Wondering what the difference is between a taper vs fade haircut? Below, we’ll give an in-depth look at each, plus which one you should go for.
You can easily see how hairstyles change and evolve with each passing decade, and it’s common for these different trends to seem like the norm in their prime.
There have been many haircuts that are passing fads, but some have found their place as a versatile choice for many generations.
Of course, the haircut you want entirely comes down to preference, but even with different styles, there are some practices that are part of the process nonetheless. This article will take a look at Taper vs Fade to determine their core differences and why some people may choose one over the other.
Taper vs Fade
A taper haircut has been a preference for many people for quite some time; it’s a versatile choice that gives a professional and relatively neutral look. It can blend with numerous hairstyles and usually looks great on most people.

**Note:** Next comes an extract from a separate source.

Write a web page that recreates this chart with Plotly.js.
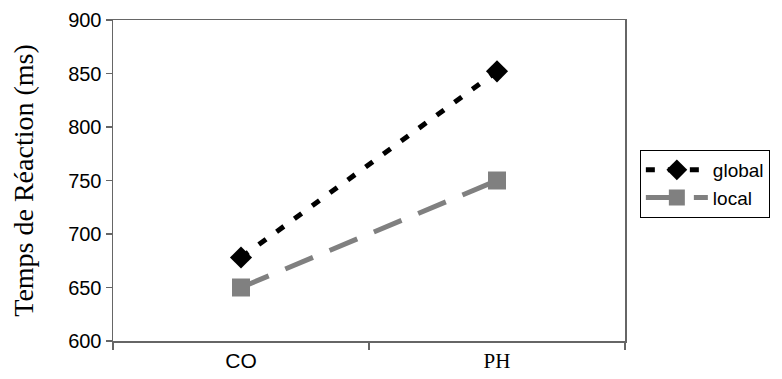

Others prefer a fade, and although the two choices may have some similarities, they offer something unique that gives them a signature look. Both are excellent choices for casual and more business professional cuts, but it comes down to how blended of a look you’re going for.
What is a Taper?
The tapered look is a go-to choice for many people as it provides an overall neat appearance, and it pairs well with many different hairstyles. Its primary characteristic is that the hair shortens from top to bottom, reducing at a perfect gradient for a clean-cut style.
It allows the top to be styled in numerous ways that’ll blend in with the gradual taper, making it easy to style and grow evenly on a daily basis. It’s also a haircut choice that works on people of many age groups.
What is a Fade?
Some people prefer an even more blended look, and a fade is a great way to accomplish that. It’s similar in the sense that the hair gradually reduces at a gradient, but what separates it from a taper is the fact it’s generally much shorter and is meant to blend in with the skin.
Considering the fade takes your hair down all the way to the skin, it can take a bit longer to grow out, and there are multiple styles of fades you can work with. Choices such as high, medium, and low fades give varying lengths of hair for those who prefer a little more or less to blend in with the rest of their cut.
What’s the Difference?
Fades are generally known to be much shorter in their gradient than tapers, with a sharper difference in length from top to button.
A taper cut offers a more neutral look that is less distinct and blends with numerous hairstyles. It keeps your hairline looking clean and crisp without sacrificing too much of your hair. Tapers will always have a gradient that’s even, while a fade offers a more contrast difference in hair lengths.
You’d be surprised at the number of hairstyles tapers and fades can be applied to, as well as the variations that are possible. Customizations aside, there are a handful of differences between the two that are pretty distinct.
What is a Taper Fade?
This is a somewhat controversial term as some feel it’s just a perfect blend between the two choices, and others think it simply arose due to the initial confusion between a taper and fade style.
Regardless, if you ask for a taper fade, a barber may do their best to give you the perfect blend, but some barbers may seem confused and ask if you want one or the other. Both style choices come with some close similarities, but barbers and people who pay close attention to their hair definitely see the stark differences between the two.
The Bottom Line
In our modern era, a haircut with a taper or fade is quite common with men and even some women out there, and they’re recognized as a universal clean-cut look that makes people look sharp. A taper is generally more popular as it doesn’t look as thin and still ensures a groomed and even look.
This article broke down the differences between taper vs fade, why people prefer one over the other, and how they’ve been a haircut choice for numerous generations.